Inside the Battle of Algiers is an exciting story to be read on several levels. It is the detailed account of the fourteen months of the battle for Algiers in the most heated period of the Algerian National Liberation Army (ALN) struggle for independence from France. In the first two years after the November 1954 outbreak of the struggle, the ALN carried out sporadic terrorist activities; after the attack on civilian targets concentrated in the capital was broken, the combat moved to guerrilla activity in the countryside until the independence negotiations in early 1962. The Battle of Algiers was the high point of the struggle and the brutal reaction of the French army was decisive in turning large numbers of individual Algerians, indiscriminately lumped together as "the enemy," into supporters of the National Liberation Front (FLN). The book is a detailed inside account by a dedicated operative of the intense activity during that long year, including the decisions when and where to strike, the constraints of availability of equipment, the cat-and-mouse game within the city composed of its targets, the search for safe houses and secret hiding places, and others. The hit-and-run campaign was indeed successful in sowing terror among the French inhabitants and justifying in their eyes the intensive penetration of the compact, unknown territory of the Casba. It's a thriller.

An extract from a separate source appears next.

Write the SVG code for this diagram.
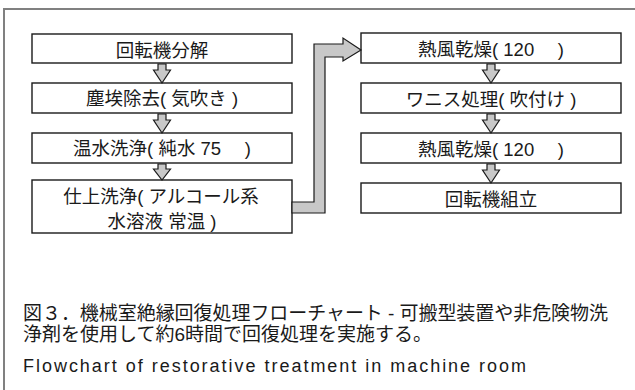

It is also the story of the internal operations of a cell of a national liberation movement that depends above all on secrecy, beginning with the search for contacts and the careful vetting of the candidate. Recruitment of a mole can be fatal to the movement from the beginning. Thereafter, the recruit lived in a cocoon, cut off from former friends and even family under whose close supervision she had grown up. Life within the cell of fellow recruits and new colleagues was active and intimate, and surrogate families were available. Yet "cocoon" is not fully accurate, for the recruit ventured out into the society she was seeking to destroy, on occasion even seeking refuge among old acquaintances from among the enemy. In the end, the pressure of torture on one of the members broke the threads of the cocoon and let the army in; the interrogation that followed was an anticlimax.
It is also a portrayal of a search for freedom, a drive to be oneself and not be defined by the colonial occupant. Modernization (not to be termed a "civilizing mission") is not to be rejected but it must be worn under national clothing, As the struggle goes on, that symbiosis falls away: the call to action severs synthesis and pushes the parties to extremes. It is never clear what the ringing call for freedom contains, except the ability to make one's own mistakes, and Ms Driif is not happy with post-1962 Algeria. The struggle is its own justification.
But the story is also the account of visceral consuming hate, so strong that is both insightful and questionable. The hatred was directed against the French colonial occupation and since it is perhaps not as satisfying to target an inanimate system, it was personified against the French army. But the system was not just the occupying army but all the pieds noirs who prospered under its protection, and the burning animosity was direct against them too, as an undifferentiated mass. It was generated while growing up at home, in an isolated traditional family, widely aware of world events around them but seen through the lens of a closed worldview. As she grew up, the worldview became personified in the army and the colons, the living presence of the system. It is hard to understand how a person can navigate through that crowd of hostile non-faces on the forays into town. It is hard to understand how a person can differentiate between that crowd and occasional individuals from past normal contacts. Yet that total, dedicated, generic animosity is what makes up the mind of a terrorist, who at the same time is engaged in normal friendly relations not only within the group but selectively outside. The cocoon is not just a physical isolation but the narrow window of a weltanschauung.
Such true believers make good activists and poor negotiators. Algeria did negotiate its independence: the political wing of the FLN bargained while the militant ALN prepared the context, but by 1962 heavily weakened. That is perhaps the lesson for negotiating with terrorists, which is a necessity but only possible when a political wing is strong enough to identify a subject and to make compromises to attain it. Zohra Drif, who later married one of the FLN's political leaders, Rabah Bitat, has many lessons for today in her captivating, committed, personal account of events six decades ago.